The process echoes those painful inventory nights, tossing stripped books into the garbage at B. Dalton, only now I’m the one ordering the books dumped. And so it goes. The Book Review is meant to serve readers, to point them to the most important and best-written books of the season, and to preserve the opinions of our critics. While worthy books are overlooked all the time, I have to keep my sympathies and sorrys to myself.

That’s not my only betrayal. Sometimes it is now I who “strip” books out of my life. I finally own so many that on occasion I turn to my collection and, as if on Tinder, scan my eyes over the shelves, swiping left on books that I then peel away from their companions and set aside for donation—to a library, a school, a friend. Getting rid of books, harshly brushing them away in favor of other titles, something I never thought I’d do. Where is my loyalty? My devotion to the book, to all books?

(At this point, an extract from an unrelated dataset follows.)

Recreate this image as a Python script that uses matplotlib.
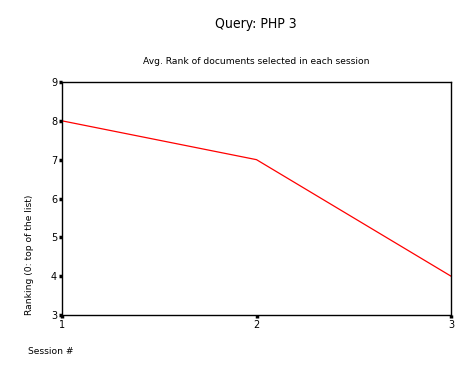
import matplotlib
matplotlib.use("Agg")
import matplotlib.pyplot as plt

sessions = [1, 2, 3]
avg_rank = [8, 7, 4]
y_ticks = [3, 4, 5, 6, 7, 8, 9]

plt.rcParams["font.family"] = ["DejaVu Sans"]

fig = plt.figure(figsize=(4.71, 3.77), dpi=100)
ax = fig.add_axes([62 / 471, 62 / 377, 389 / 471, 233 / 377])

ax.plot(sessions, avg_rank, color="red", linewidth=0.9)

ax.set_xlim(1, 3)
ax.set_ylim(3, 9)
ax.set_xticks(sessions)
ax.set_yticks(y_ticks)
ax.tick_params(direction="out", length=2.5, width=2.5, labelsize=7, pad=1)
for side in ax.spines.values():
    side.set_linewidth(1.0)

fig.text(256 / 471, 1 - 24 / 377, "Query: PHP 3", ha="center", va="center",
         fontsize=10, fontstretch="condensed")
fig.text(256 / 471, 1 - 62 / 377, "Avg. Rank of documents selected in each session",
         ha="center", va="center", fontsize=6.6)
fig.text(28 / 471, 1 - 352 / 377, "Session #", ha="left", va="center", fontsize=6.6)
fig.text(30 / 471, 1 - 255 / 377, "Ranking (0: top of the list)", ha="center", va="center",
         rotation=90, fontsize=6.6)

fig.savefig("out.png", dpi=100)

It’s jarring to remember a time, not so long ago, when all I wanted was to own those books, to be among the writers who wrote them, to be a part of this world, a hope so inarticulable, so fundamental, so all-important that I could barely admit it to myself, let alone to other people. For a long time, I tried to content myself with reading other writers; I didn’t quite realize I’d become one.

Now that I’m a writer as much as a reader, I realize the two aren’t so different after all. This isn’t to say that there aren’t exceptional writers or that being a writer isn’t an achievement, but rather that the achievement is more common than I’d once supposed. Aren’t we all writers these days? We live through text. With our status updates and our e-mails, many of us spend our days writing down more words than we speak aloud. Anyone can write a book or post a story and find readers. Even those whose book reviews live exclusively on Amazon or Goodreads or in diaries or in the text of e-mails are still active creators of the written word.

All of us are writers reading other people’s writing, turning pages or clicking to the next screen with pleasure and admiration. All of us absorb other people’s words, feeling like we have gotten to know the authors personally in our own ways, even if just a tiny bit. True, we may also harbor jealousy or resentment, disbelief or disappointment. We may wish we had written those words ourselves or berate ourselves for knowing we never could or sigh with relief that we didn’t, but thank goodness someone else has.

Ultimately, the line between writer and reader blurs. Where, after all, does the story one person puts on a page end and the person who reads those pages and makes them her own begin? To whom do books belong? The books we read and the books we write are both ours and not ours. They’re also theirs.

This makes all of us spies among friends. When we read, we are spying on someone else’s imagination and inhabiting it; the authors and their characters are momentarily our friends, even if they betray us, or we them. Even if we dislike the book or give it a negative review or give the book away when we’re done. We peer into the lives they lived and the lives they conjured out of observation and inventiveness, dipping into them and then departing from their pages, taking with us what we will.





Epilogue

The Lives We Read

Because what people read says so much about them, I can’t help wanting to know what other people are reading. Most of us do this. We crane our necks into our neighbor’s personal space on the subway and pretend to tie our shoes so we can see the title that person is holding while standing in line. We try to decipher what’s happening on someone else’s tablet and iPhone. E-readers are especially noxious in their opacity. You want to blurt out, “Can you please just show me the cover? I need to know.”

This results in a lot of what-are-you-looking-at looks. Mind your own business. But in my case, at least, this is my business and I can’t. The moment someone lets me into his or her home, my gaze veers to the bookshelves, forming impressions of people I don’t know and discovering unknown aspects of people I thought I knew well. Is the person an alphabetizer? Does she have a thing for historical novels? Do the books appear suspiciously on display for show—distinguished spines and ornamental jackets, artfully selected for the color of the binding, nary a bad movie guide in their midst?

It’s hard not to wish that everyone—my friends, my family members, writers I know and don’t know—would keep a Book of Books. What better way to get to know them? You could find out so much if you could get a read on where other people’s curiosities lie and where their knowledge is found: What are you reading? And what have you read? And what do you want to read next? Not knowing the answers to these questions means you miss a vital part of a person, the real story, the other stories—not the ones in their books, but the stories that lie between book and reader, the connections that bind the two together.